Von diesen großformatigen Werken, die den «Stabat mater»-Text chorisch oder solistisch erklingen lassen, heben sich die Musikstücke der vorliegenden CD in doppelter Hinsicht ab. Sie begnügen sich mit den begrenzten Ausdrucksmitteln von Solosopran und Cello und stellen nicht mehr den Anspruch einer traditionellen Wort-Vertonung. Der «Stabat mater»-Text fungiert für alle vier Komponistinnen, die sich vom Ensemble socell 21 mit der Sopranistin Irene Kurka und dem Cellisten Burkart Zeller herausfordern haben lassen, für diese ungewohnte Besetzung zu komponieren, nur noch als Inspirationsquelle. Die alte Sequenz ist als abwesende Mitte im Wortlaut vielerorts verschwunden und in Klängen aufgegangen.
st – mt nennt die heute in Berlin lebende Japanerin Makiko Nishikaze ihre «Stabat mater»-Reflexionen. In der Tat: wie der Titel andeutet, ist es hier so, als machte es der Leidensdruck der menschlichen Stimme schwer, sich in gebundener Rede zu artikulieren. In den weiten Klangraum, den das Cello vorab mit einer Wanderung durch die Register aufgespannt hat, fallen zunächst nur unartikulierte Roll- und Zischlaute, bevor die weibliche Stimme an Fassung gewinnt und sich ein gestischer Dialog zwischen ihr und dem Cello entwickelt, wobei nach dem Willen der Komponistin ein «innerer Erlebnisraum» entsteht.
Gezielt sperrig beginnt Christa Cordelia Messner ihre Komposition Crux. Heftig insistierende Attacken und Reibungen wirken wie ein Aufbegehren, doch folgen dem bald Phasen der Ermattung und geradezu Ergebung. Letztlich ist «Loslassen» die Devise von Crux, das als ruhiger Klagegesang endet.

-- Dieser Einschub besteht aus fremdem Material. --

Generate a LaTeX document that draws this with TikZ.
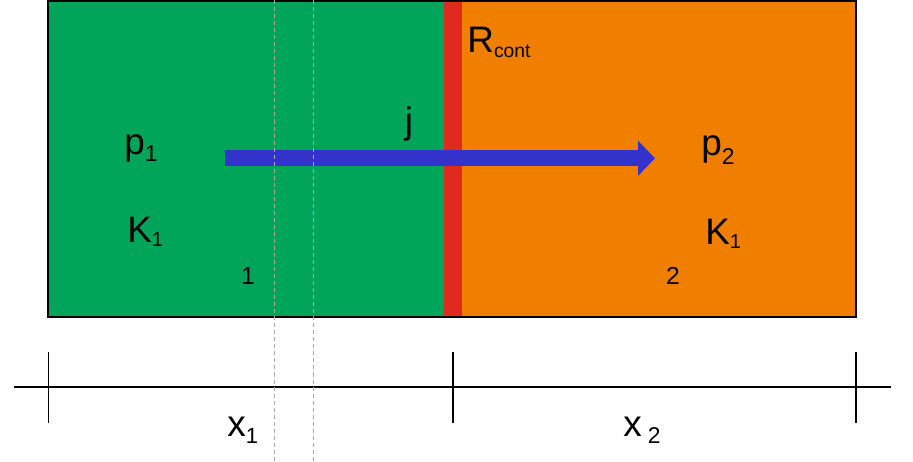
\documentclass[tikz,border=0pt]{standalone}
\usepackage{fontspec}
\setmainfont{Liberation Sans}
\usepackage{tikz}
\usetikzlibrary{arrows.meta,positioning}
\definecolor{zoneA}{HTML}{00A55A}
\definecolor{zoneB}{HTML}{F07F00}
\definecolor{contact}{HTML}{E02A20}
\definecolor{flux}{HTML}{3333CC}
\definecolor{guide}{HTML}{A8A8A8}
\newcommand{\bigtxt}{\fontsize{21}{25}\selectfont}
\newcommand{\subtxt}[3]{\raisebox{-#1}{\fontsize{#2}{#2}\selectfont #3}}
\tikzset{
  lbl/.style={anchor=base west,inner sep=0pt,font=\bigtxt},
  idx/.style={anchor=base,inner sep=0pt,font=\fontsize{14}{16}\selectfont},
  axis/.style={draw=black,line width=1.1pt},
  guideline/.style={draw=guide,line width=0.55pt,dash pattern=on 2.3pt off 1.7pt},
  fluxarrow/.style={draw=flux,line width=9.1pt,-{Triangle[length=9.6pt,width=19.3pt]}},
}
\begin{document}
\begin{tikzpicture}[x=0.02cm,y=-0.02cm]
  \useasboundingbox (0,0) rectangle (913,461);
  \fill[zoneA] (48,1) rectangle (453,317);
  \fill[zoneB] (453,1) rectangle (856,317);
  \fill[contact] (444,2) rectangle (462,317);
  \draw[line width=1.1pt] (48,1) rectangle (856,317);
  \coordinate (j0) at (225,158.3);
  \coordinate (j1) at (655,158.3);
  \draw[fluxarrow] (j0) -- (j1);
  \node[lbl] (p1) at (124,154) {p\subtxt{4.5pt}{13}{1}};
  \node[lbl] (k1) at (127,242) {K\subtxt{2.8pt}{11.5}{1}};
  \node[idx] (n1) at (248,284) {1};
  \node[lbl,anchor=base] (j) at (409,133) {j};
  \node[lbl] (rc) at (467,52) {R\subtxt{3.4pt}{11}{cont}};
  \node[lbl] (p2) at (701,155) {p\subtxt{5.5pt}{13}{2}};
  \node[lbl] (k2) at (705,244) {K\subtxt{2.8pt}{11.5}{1}};
  \node[idx] (n2) at (673,284) {2};
  \coordinate (a0) at (14,386.7);
  \coordinate (a1) at (891,386.7);
  \draw[axis] (a0) -- (a1);
  \foreach \t in {48.5,452.7,856}
    \draw[axis] (\t,352) -- (\t,422.5);
  \node[lbl] (x1) at (227,436) {x\subtxt{4.5pt}{12.5}{1}};
  \node[lbl] (x2) at (623,436) {x\hspace{3.5pt}\subtxt{4.5pt}{13}{2}};
  \foreach \g in {274.3,313.3}
    \draw[guideline] (\g,0) -- (\g,461);
\end{tikzpicture}
\end{document}
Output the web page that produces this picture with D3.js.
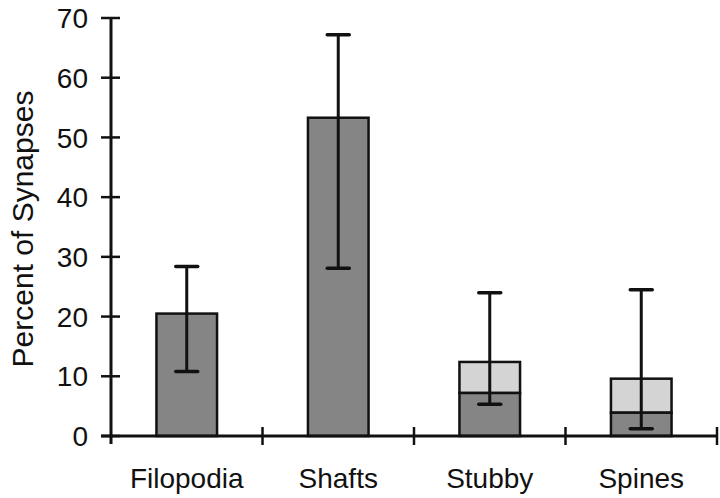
<html>
<head>
    <script src="https://d3js.org/d3.v7.min.js" charset="utf-8"></script>
    <style>
        body { margin: 0; background: #fff; }
        .tick-label { font-family: "Liberation Sans", Arial, sans-serif; font-size: 28px; fill: #111; }
        .axis-title { font-family: "Liberation Sans", Arial, sans-serif; font-size: 30px; fill: #111; }
    </style>
</head>
<body>
<div id="chart"></div>
<script>
    // categories and values
    const categories = ["Filopodia", "Shafts", "Stubby", "Spines"];
    const darkValues = [20.5, 53.3, 7.2, 3.9];      // lower (dark) segment
    const totalValues = [20.5, 53.3, 12.4, 9.6];    // total bar height
    const errHigh = [28.4, 67.2, 24.0, 24.5];
    const errLow = [10.8, 28.1, 5.3, 1.2];
    const yTicks = [0, 10, 20, 30, 40, 50, 60, 70];

    const width = 720, height = 498;
    const margin = {left: 111, right: 3, top: 18, bottom: 62};

    const svg = d3.select("#chart").append("svg")
        .attr("width", width)
        .attr("height", height);

    const x = d3.scaleBand()
        .domain(categories)
        .range([margin.left, width - margin.right])
        .paddingInner(0.6)
        .paddingOuter(0.3);

    const y = d3.scaleLinear()
        .domain([0, 70])
        .range([height - margin.bottom, margin.top]);

    const dark = "#858585", light = "#d4d4d4";

    const data = categories.map((c, i) => ({cat: c, dark: darkValues[i], total: totalValues[i], hi: errHigh[i], lo: errLow[i]}));

    // light upper segment
    svg.selectAll(".upper")
        .data(data.filter(d => d.total > d.dark))
        .enter().append("rect")
        .attr("x", d => x(d.cat))
        .attr("width", x.bandwidth())
        .attr("y", d => y(d.total))
        .attr("height", d => y(d.dark) - y(d.total))
        .attr("fill", light)
        .attr("stroke", "#111")
        .attr("stroke-width", 2.5);

    // dark lower segment
    svg.selectAll(".lower")
        .data(data)
        .enter().append("rect")
        .attr("x", d => x(d.cat))
        .attr("width", x.bandwidth())
        .attr("y", d => y(d.dark))
        .attr("height", d => y(0) - y(d.dark))
        .attr("fill", dark)
        .attr("stroke", "#111")
        .attr("stroke-width", 2.5);

    // error bars
    const eb = svg.selectAll(".err").data(data).enter().append("g");
    const cx = d => x(d.cat) + x.bandwidth() / 2;
    eb.append("line")
        .attr("x1", cx).attr("x2", cx)
        .attr("y1", d => y(d.hi)).attr("y2", d => y(d.lo))
        .attr("stroke", "#111").attr("stroke-width", 3);
    eb.append("line")
        .attr("x1", d => cx(d) - 11).attr("x2", d => cx(d) + 11)
        .attr("y1", d => y(d.hi)).attr("y2", d => y(d.hi))
        .attr("stroke", "#111").attr("stroke-width", 3.5).attr("stroke-linecap", "round");
    eb.append("line")
        .attr("x1", d => cx(d) - 11).attr("x2", d => cx(d) + 11)
        .attr("y1", d => y(d.lo)).attr("y2", d => y(d.lo))
        .attr("stroke", "#111").attr("stroke-width", 3.5).attr("stroke-linecap", "round");

    // y axis
    const yAxis = svg.append("g");
    yAxis.append("line")
        .attr("x1", margin.left).attr("x2", margin.left)
        .attr("y1", y(70)).attr("y2", y(0) + 8)
        .attr("stroke", "#111").attr("stroke-width", 3);
    yAxis.selectAll(".yt").data(yTicks).enter().append("line")
        .attr("x1", margin.left - 10).attr("x2", margin.left + 9)
        .attr("y1", d => y(d)).attr("y2", d => y(d))
        .attr("stroke", "#111").attr("stroke-width", 2.5);
    yAxis.selectAll(".yl").data(yTicks).enter().append("text")
        .attr("class", "tick-label")
        .attr("x", margin.left - 23)
        .attr("y", d => y(d))
        .attr("dy", "0.36em")
        .attr("text-anchor", "end")
        .text(d => d);

    // x axis with ticks between categories
    const xAxis = svg.append("g");
    xAxis.append("line")
        .attr("x1", margin.left - 10).attr("x2", width - margin.right)
        .attr("y1", y(0)).attr("y2", y(0))
        .attr("stroke", "#111").attr("stroke-width", 3);
    const step = x.step();
    const bounds = categories.map((c, i) => x(c) + x.bandwidth() / 2 + step / 2);
    xAxis.selectAll(".xt").data(bounds).enter().append("line")
        .attr("x1", d => d).attr("x2", d => d)
        .attr("y1", y(0) - 9).attr("y2", y(0) + 9)
        .attr("stroke", "#111").attr("stroke-width", 2.5);
    xAxis.selectAll(".xl").data(categories).enter().append("text")
        .attr("class", "tick-label")
        .attr("x", d => x(d) + x.bandwidth() / 2)
        .attr("y", 488)
        .attr("text-anchor", "middle")
        .text(d => d);

    svg.append("text")
        .attr("class", "axis-title")
        .attr("transform", "translate(33," + 229 + ") rotate(-90)")
        .attr("text-anchor", "middle")
        .text("Percent of Synapses");
</script>
</body>
</html>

Etwas aus dem sonstigen Rahmen fällt Eva-Maria Houbens Projektbeitrag, der neben dem Passionstext auch dessen freudevolles weihnachtliches Gegenstück «Stabat mater speciosa iuxta foenum gaudiosa» mit einbezieht und in seinem Ineinander von Klang und Stille auch ein Zuspielband benutzt: Ist es eine Art tragender Bordun, der die Live-Aktionen stützt? Oder eine Metapher für den ob des Einzelschmerzes indifferent bleibenden Welthintergrund?
Am theatralischsten fällt der Beitrag von Birgitta Muntendorf aus. Dass die italienischen Flagellanten des 14. Jahrhunderts das «Stabat Mater» bei ihren Wanderungen öffentlich sangen, bildet den Ausgangspunkt ihrer nicht nach innen trauernden, sondern Leid exzessiv ausstellenden Arbeit. Von «Melodramatik» und «überzeichneten Gesten» strotzt ihr Werk, in dem Realitätsfragmente wie Hechellaut und Peitschenknall zu vernehmen sind, während der (eingedeutschte) Text nahezu dadaistisch-sprachspielerisch deformiert wird.